Princeton law professor Robert George, who co-authored the memorandum urging more support from bishops for the marriage amendment, said evangelical Protestant churches have done far more to promote the amendment than the Catholic Church has.

Msgr. Fay and Monahan, who were in Denver for the retreat, did not return calls from the Register.

But Msgr. Fay responded to Hudson in May, saying the Crisis publisher had failed to report things he actually said at the Washington meeting. He said he told legislators what they were doing was “extremely important, because the courts had hijacked the question of marriage.” He said he advised lawmakers to avoid joining other things to the amendment and that the movement to protect marriage “should address the issue of marriage as between a man and a woman, period.”

Hudson published the letter but stood by his account, as reported by three people in attendance.

Sex Abuse

Bishops at the June meeting were also dealing with issues pertaining to the sex-abuse scandal. Among their first orders of business was approval of an on-site audit of all dioceses to be completed by Dec. 31.

The audit will form the basis for the second annual report on the implementation of the Charter for the Protection of Children and Young People by each diocese.

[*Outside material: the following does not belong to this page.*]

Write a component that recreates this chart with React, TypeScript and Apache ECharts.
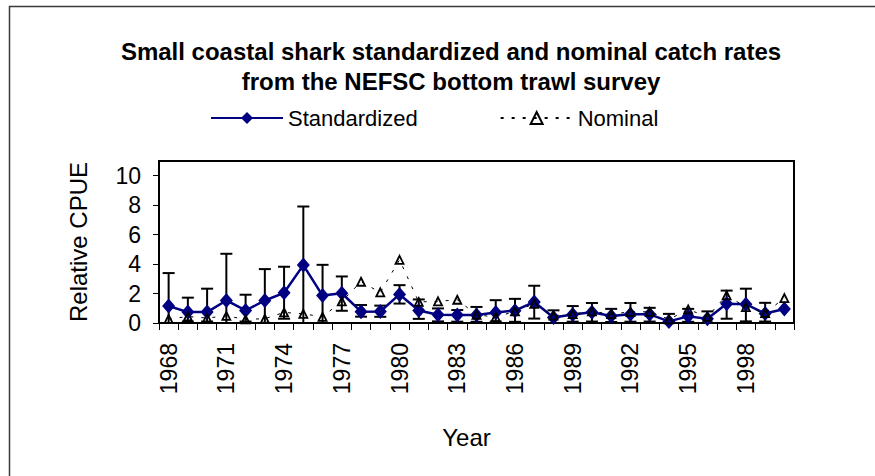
import React, { useEffect, useRef } from "react";
import * as echarts from "echarts";

const years = [
  "1968", "1969", "1970", "1971", "1972", "1973", "1974", "1975", "1976", "1977",
  "1978", "1979", "1980", "1981", "1982", "1983", "1984", "1985", "1986", "1987",
  "1988", "1989", "1990", "1991", "1992", "1993", "1994", "1995", "1996", "1997",
  "1998", "1999", "2000",
];

const standardized = [
  1.15, 0.74, 0.74, 1.53, 0.85, 1.53, 2.05, 3.93, 1.86, 2.02,
  0.77, 0.78, 1.94, 0.85, 0.56, 0.54, 0.54, 0.72, 0.84, 1.43,
  0.38, 0.58, 0.73, 0.48, 0.59, 0.59, 0.11, 0.45, 0.29, 1.3,
  1.28, 0.64, 0.95,
];

const upperCI = [
  3.39, 1.72, 2.33, 4.7, 1.92, 3.66, 3.82, 7.91, 3.95, 3.16,
  1.22, 1.18, 2.57, 1.6, 0.99, 0.88, 1.09, 1.55, 1.64, 2.53,
  0.86, 1.15, 1.36, 0.96, 1.36, 1.03, 0.62, 0.96, 0.79, 2.2,
  2.33, 1.37, null,
];

const lowerCI = [
  0, 0.1, 0.1, 0, 0.1, 0, 0.29, 0, 0, 0.83,
  0.43, 0.42, 1.32, 0.28, 0.11, 0.09, 0.08, 0.1, 0.08, 0.3,
  0, 0.09, 0.1, 0.07, 0.09, 0.1, 0, 0.08, 0, 0.29,
  0.11, 0.1, null,
];

const nominal = [
  0.27, 0.44, 0.34, 0.48, 0.25, 0.29, 0.72, 0.62, 0.42, 1.47,
  2.8, 2.08, 4.29, 1.43, 1.47, 1.58, 0.56, 0.4, 0.79, 1.3,
  0.5, 0.6, 0.79, 0.6, 0.76, 0.76, 0.25, 0.92, 0.42, 1.88,
  1.08, 0.68, 1.69,
];

const titleLines = [
  "Small coastal shark standardized and nominal catch rates",
  "from the NEFSC bottom trawl survey",
];

const FONT = "'Liberation Sans', Arial, Helvetica, sans-serif";

export default function App() {
  const ref = useRef<HTMLDivElement>(null);

  useEffect(() => {
    if (!ref.current) return;
    const chart = echarts.init(ref.current, null, { renderer: "svg" });

    const errData = years
      .map((_, i) => [i, lowerCI[i], upperCI[i]])
      .filter((d) => d[1] != null && d[2] != null);

    const option: any = {
      animation: false,
      backgroundColor: "#ffffff",
      textStyle: { fontFamily: FONT },
      title: {
        text: titleLines.join("\n"),
        left: 446,
        textAlign: "center",
        top: 31,
        textStyle: {
          fontFamily: FONT,
          fontSize: 24,
          fontWeight: "bold",
          color: "#000",
          lineHeight: 30,
        },
      },
      legend: {
        data: ["Standardized", "Nominal"],
        left: 210,
        top: 107,
        padding: 0,
        itemWidth: 72,
        itemHeight: 15,
        itemGap: 82,
        textStyle: { fontFamily: FONT, fontSize: 22, color: "#000" },
      },
      graphic: [
        {
          type: "polyline",
          shape: { points: [[9.5, 476], [9.5, 6.5], [875, 6.5]] },
          style: { stroke: "#3a3a3a", lineWidth: 1.5, fill: null },
        },
      ],
      grid: {
        left: 159,
        right: 81,
        top: 161,
        bottom: 153,
        show: true,
        borderColor: "#000",
        borderWidth: 2,
        backgroundColor: "transparent",
      },
      xAxis: {
        type: "category",
        data: years,
        boundaryGap: true,
        name: "Year",
        nameLocation: "middle",
        nameGap: 102,
        nameTextStyle: { fontFamily: FONT, fontSize: 24, color: "#000", padding: [0, 20, 0, 0] },
        axisLine: { lineStyle: { color: "#000", width: 2 } },
        axisTick: { show: true, interval: 0, length: 7, lineStyle: { color: "#000", width: 1 } },
        axisLabel: {
          interval: 2,
          rotate: 90,
          margin: 20,
          fontFamily: FONT,
          fontSize: 23,
          color: "#000",
        },
        splitLine: { show: false },
      },
      yAxis: {
        type: "value",
        min: 0,
        max: 11,
        interval: 2,
        name: "Relative CPUE",
        nameLocation: "middle",
        nameGap: 69,
        nameTextStyle: { fontFamily: FONT, fontSize: 24, color: "#000" },
        axisLine: { show: true, lineStyle: { color: "#000", width: 2 } },
        axisTick: { show: true, length: 6, lineStyle: { color: "#000", width: 1 } },
        axisLabel: {
          showMaxLabel: false,
          margin: 18,
          fontFamily: FONT,
          fontSize: 23,
          color: "#000",
          formatter: (v: number) => (v > 10 ? "" : String(v)),
        },
        splitLine: { show: false },
      },
      series: [
        {
          name: "Error",
          type: "custom",
          data: errData,
          z: 2,
          silent: true,
          renderItem: (params: any, api: any) => {
            const idx = api.value(0);
            const lo = api.coord([idx, api.value(1)]);
            const hi = api.coord([idx, api.value(2)]);
            const hw = 6;
            const style = { stroke: "#000", lineWidth: 2, fill: null };
            return {
              type: "group",
              children: [
                { type: "line", shape: { x1: hi[0], y1: hi[1], x2: lo[0], y2: lo[1] }, style },
                { type: "line", shape: { x1: hi[0] - hw, y1: hi[1], x2: hi[0] + hw, y2: hi[1] }, style },
                { type: "line", shape: { x1: lo[0] - hw, y1: lo[1], x2: lo[0] + hw, y2: lo[1] }, style },
              ],
            };
          },
        },
        {
          name: "Standardized",
          type: "line",
          data: standardized,
          z: 3,
          showAllSymbol: true,
          symbol: "diamond",
          symbolSize: [13, 15],
          lineStyle: { color: "#000080", width: 2.5 },
          itemStyle: { color: "#000080", borderColor: "#000080", borderWidth: 0 },
        },
        {
          name: "Nominal",
          type: "line",
          data: nominal,
          z: 4,
          showAllSymbol: true,
          symbol: "triangle",
          symbolSize: [8, 8],
          lineStyle: { color: "#000", width: 1, type: [3, 8] },
          itemStyle: { color: "rgba(255,255,255,0)", borderColor: "#000", borderWidth: 1.8 },
        },
      ],
    };

    chart.setOption(option);
    return () => chart.dispose();
  }, []);

  return (
    <div
      ref={ref}
      style={{ position: "fixed", left: 0, top: 0, width: 875, height: 476 }}
    />
  );
}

Bishops approved the on-site audits by a 207-14 vote, with one abstention.

Kathleen McChesney, executive director of the bishops’ Office of Child and Youth Protection, told Catholic News Service on June 16 that the vote leaves enough time to do the 2004 audits.

“Last year's audits began at the end of June,” McChesney said. “This leaves us approximately the same amount of time.”

Wayne Laugesen writes from Boulder, Colorado.